What you should do:
Reply with one number: how many lines contain the word "that".

[Charts and diagrams as code]
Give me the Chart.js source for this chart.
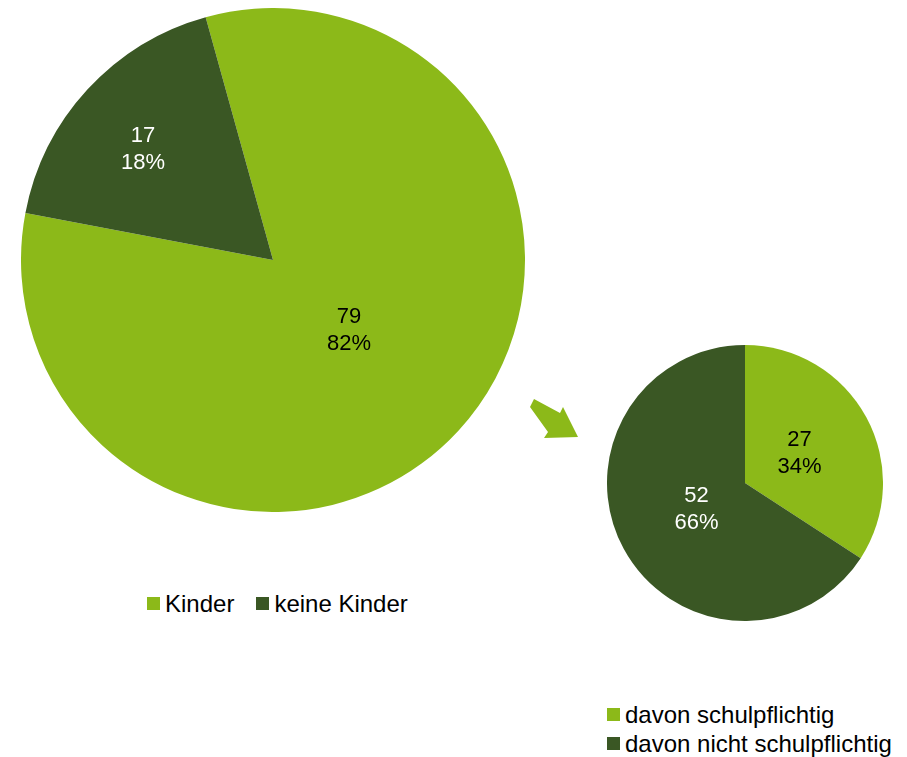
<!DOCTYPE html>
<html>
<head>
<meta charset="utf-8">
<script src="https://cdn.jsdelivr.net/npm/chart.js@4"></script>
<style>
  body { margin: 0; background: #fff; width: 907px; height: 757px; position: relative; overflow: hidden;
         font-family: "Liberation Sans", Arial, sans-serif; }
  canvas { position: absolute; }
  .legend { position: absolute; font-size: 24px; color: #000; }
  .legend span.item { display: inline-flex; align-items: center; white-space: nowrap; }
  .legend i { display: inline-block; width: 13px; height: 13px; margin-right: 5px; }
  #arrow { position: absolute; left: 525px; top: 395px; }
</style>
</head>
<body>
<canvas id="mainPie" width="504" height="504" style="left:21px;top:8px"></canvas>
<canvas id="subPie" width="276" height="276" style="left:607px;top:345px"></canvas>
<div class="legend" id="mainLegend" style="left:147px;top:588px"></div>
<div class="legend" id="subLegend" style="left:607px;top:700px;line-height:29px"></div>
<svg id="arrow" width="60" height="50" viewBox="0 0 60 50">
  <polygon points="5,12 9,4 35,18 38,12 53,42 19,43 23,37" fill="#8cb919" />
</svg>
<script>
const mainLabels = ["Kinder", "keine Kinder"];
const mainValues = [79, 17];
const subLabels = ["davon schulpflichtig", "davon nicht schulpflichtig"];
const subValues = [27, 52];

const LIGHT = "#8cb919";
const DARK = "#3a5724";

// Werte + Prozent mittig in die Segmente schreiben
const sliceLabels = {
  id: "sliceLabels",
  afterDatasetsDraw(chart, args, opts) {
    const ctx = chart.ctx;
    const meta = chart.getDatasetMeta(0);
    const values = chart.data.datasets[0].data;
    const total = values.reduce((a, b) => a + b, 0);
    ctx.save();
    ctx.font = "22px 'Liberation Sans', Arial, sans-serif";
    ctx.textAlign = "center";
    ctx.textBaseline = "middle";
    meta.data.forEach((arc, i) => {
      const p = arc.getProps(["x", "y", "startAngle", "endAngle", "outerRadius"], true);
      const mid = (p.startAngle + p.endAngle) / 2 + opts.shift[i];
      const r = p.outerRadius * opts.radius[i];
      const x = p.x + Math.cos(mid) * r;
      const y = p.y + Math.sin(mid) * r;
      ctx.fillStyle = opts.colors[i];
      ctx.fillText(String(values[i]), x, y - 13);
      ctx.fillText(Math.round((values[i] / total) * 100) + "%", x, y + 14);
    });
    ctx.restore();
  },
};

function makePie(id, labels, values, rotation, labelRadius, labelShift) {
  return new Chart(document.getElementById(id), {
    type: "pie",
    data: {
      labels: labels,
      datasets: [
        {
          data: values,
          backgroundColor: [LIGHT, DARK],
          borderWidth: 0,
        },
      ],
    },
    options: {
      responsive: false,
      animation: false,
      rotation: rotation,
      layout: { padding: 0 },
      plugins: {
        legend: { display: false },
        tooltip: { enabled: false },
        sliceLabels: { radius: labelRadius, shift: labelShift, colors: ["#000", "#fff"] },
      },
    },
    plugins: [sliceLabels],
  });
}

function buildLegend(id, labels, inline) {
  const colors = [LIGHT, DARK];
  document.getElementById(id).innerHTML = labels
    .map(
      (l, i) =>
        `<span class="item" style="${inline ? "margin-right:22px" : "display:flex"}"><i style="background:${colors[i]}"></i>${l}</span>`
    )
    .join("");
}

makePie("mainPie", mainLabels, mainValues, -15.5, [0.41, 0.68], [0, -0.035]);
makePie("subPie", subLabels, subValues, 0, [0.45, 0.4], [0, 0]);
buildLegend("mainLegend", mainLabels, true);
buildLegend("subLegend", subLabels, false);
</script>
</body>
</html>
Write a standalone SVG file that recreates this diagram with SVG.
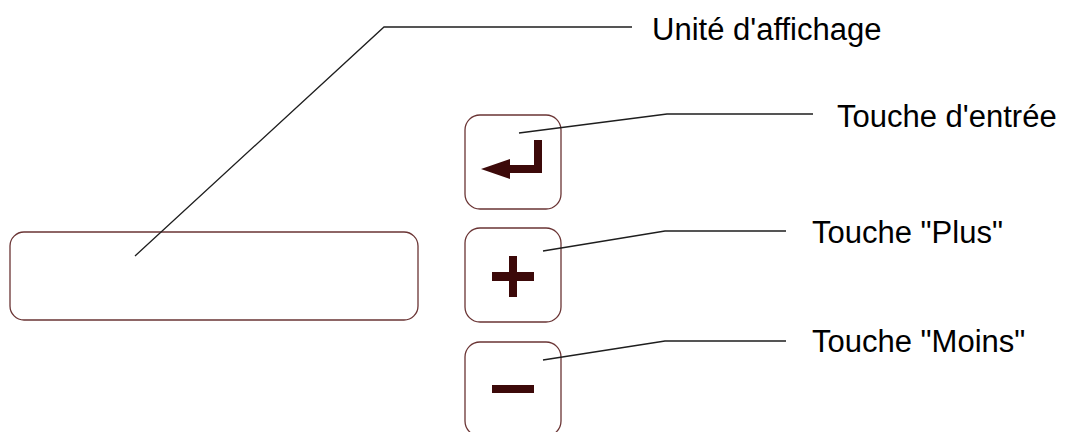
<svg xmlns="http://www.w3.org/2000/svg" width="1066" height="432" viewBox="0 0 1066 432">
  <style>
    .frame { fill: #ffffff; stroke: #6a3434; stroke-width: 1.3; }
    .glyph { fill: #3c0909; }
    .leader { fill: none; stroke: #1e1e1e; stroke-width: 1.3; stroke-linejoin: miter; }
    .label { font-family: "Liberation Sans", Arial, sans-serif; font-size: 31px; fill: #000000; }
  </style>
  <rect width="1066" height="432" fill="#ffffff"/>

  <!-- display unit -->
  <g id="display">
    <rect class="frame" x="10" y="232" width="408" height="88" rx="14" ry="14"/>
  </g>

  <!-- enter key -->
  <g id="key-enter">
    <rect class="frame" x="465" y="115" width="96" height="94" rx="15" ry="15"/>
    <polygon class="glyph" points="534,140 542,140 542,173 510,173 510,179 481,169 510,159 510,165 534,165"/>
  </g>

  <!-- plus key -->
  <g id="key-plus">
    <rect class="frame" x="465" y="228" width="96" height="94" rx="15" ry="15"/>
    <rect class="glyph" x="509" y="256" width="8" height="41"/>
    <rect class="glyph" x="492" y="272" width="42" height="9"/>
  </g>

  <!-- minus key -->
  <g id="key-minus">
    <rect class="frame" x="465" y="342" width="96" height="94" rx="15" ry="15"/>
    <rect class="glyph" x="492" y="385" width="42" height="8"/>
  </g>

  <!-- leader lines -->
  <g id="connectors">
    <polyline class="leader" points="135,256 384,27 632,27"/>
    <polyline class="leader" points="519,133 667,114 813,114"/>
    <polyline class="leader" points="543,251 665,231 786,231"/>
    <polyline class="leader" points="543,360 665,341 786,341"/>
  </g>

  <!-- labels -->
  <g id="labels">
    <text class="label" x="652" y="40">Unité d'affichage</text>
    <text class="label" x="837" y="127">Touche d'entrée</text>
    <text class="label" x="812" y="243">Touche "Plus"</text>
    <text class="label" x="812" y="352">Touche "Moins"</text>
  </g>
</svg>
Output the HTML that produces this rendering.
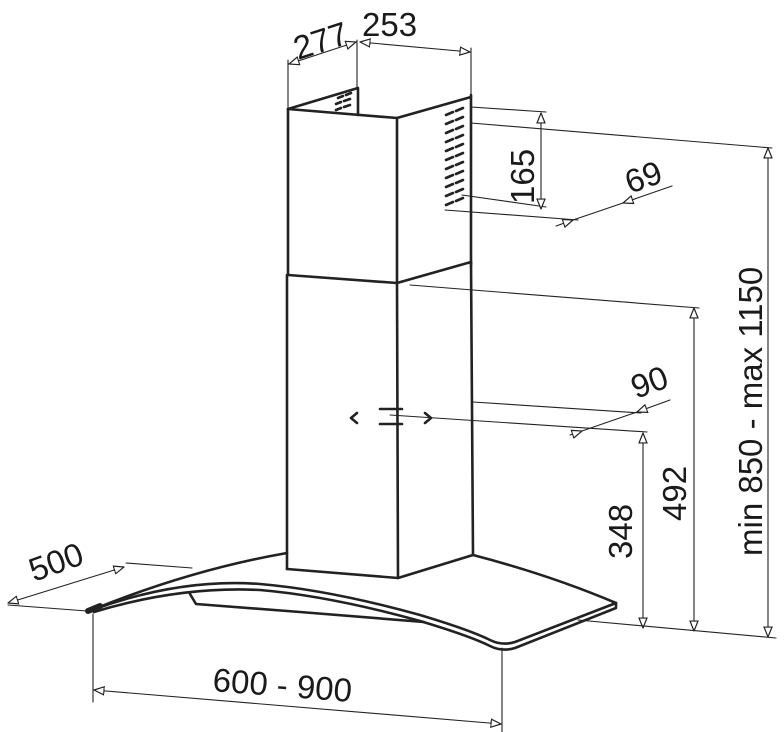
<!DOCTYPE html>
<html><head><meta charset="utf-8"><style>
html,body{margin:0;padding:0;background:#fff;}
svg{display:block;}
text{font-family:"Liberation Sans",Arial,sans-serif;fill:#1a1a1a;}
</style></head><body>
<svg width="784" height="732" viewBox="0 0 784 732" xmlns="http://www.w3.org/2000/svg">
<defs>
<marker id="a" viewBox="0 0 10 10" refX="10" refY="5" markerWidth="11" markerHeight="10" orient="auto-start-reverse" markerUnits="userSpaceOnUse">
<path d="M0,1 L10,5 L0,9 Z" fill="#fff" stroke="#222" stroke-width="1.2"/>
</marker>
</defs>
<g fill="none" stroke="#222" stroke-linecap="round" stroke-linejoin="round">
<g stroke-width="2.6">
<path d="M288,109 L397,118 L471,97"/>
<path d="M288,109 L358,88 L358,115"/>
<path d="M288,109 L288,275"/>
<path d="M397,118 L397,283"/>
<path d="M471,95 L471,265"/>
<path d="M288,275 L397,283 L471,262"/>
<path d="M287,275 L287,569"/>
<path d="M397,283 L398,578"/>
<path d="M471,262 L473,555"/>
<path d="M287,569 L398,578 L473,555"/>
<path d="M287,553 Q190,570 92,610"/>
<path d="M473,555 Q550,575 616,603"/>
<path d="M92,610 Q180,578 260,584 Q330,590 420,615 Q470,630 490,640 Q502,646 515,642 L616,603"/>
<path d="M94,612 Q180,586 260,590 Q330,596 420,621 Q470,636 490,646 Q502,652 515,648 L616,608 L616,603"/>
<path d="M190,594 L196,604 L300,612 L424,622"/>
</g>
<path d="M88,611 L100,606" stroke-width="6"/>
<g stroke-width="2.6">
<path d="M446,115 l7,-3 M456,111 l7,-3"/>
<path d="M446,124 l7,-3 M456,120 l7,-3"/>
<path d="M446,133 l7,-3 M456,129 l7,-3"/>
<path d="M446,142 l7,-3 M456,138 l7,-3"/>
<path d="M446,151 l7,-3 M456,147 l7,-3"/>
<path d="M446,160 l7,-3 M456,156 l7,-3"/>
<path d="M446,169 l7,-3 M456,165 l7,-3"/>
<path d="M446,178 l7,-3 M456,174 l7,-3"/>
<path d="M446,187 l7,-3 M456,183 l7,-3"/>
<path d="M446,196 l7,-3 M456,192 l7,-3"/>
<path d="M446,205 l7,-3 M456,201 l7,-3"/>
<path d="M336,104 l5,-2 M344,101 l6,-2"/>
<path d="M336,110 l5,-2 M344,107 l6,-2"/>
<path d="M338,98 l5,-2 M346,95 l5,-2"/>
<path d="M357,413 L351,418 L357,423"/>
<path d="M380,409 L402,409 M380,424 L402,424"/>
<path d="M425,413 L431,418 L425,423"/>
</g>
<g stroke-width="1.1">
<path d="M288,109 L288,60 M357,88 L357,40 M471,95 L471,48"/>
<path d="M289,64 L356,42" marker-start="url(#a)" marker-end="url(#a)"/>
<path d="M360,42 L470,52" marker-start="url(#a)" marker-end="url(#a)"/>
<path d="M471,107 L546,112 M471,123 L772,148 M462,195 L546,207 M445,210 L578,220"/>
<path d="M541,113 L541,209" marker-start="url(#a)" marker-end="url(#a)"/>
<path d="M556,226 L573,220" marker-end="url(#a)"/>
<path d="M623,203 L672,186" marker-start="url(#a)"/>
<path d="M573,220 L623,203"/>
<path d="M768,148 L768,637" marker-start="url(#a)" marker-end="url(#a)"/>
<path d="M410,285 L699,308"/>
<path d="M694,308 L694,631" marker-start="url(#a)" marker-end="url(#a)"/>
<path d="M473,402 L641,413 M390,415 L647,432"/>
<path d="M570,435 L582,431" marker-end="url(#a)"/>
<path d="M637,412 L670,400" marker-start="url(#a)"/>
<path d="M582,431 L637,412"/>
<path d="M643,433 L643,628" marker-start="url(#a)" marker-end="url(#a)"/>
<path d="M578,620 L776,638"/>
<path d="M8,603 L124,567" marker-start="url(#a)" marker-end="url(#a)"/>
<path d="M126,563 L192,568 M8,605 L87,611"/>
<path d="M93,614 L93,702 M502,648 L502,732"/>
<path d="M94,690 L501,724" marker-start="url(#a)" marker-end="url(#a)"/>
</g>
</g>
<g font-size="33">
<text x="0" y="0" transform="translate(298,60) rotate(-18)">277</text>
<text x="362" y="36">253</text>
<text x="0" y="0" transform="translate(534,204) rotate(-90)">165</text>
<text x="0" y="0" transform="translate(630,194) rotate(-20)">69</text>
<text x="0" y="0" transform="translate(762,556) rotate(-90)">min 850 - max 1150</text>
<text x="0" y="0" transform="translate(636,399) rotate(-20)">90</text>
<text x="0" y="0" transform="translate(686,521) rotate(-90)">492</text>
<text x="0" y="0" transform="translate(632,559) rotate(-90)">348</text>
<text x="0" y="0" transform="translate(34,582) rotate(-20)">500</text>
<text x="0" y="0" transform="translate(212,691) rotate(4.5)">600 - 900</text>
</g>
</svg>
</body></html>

Solution:
2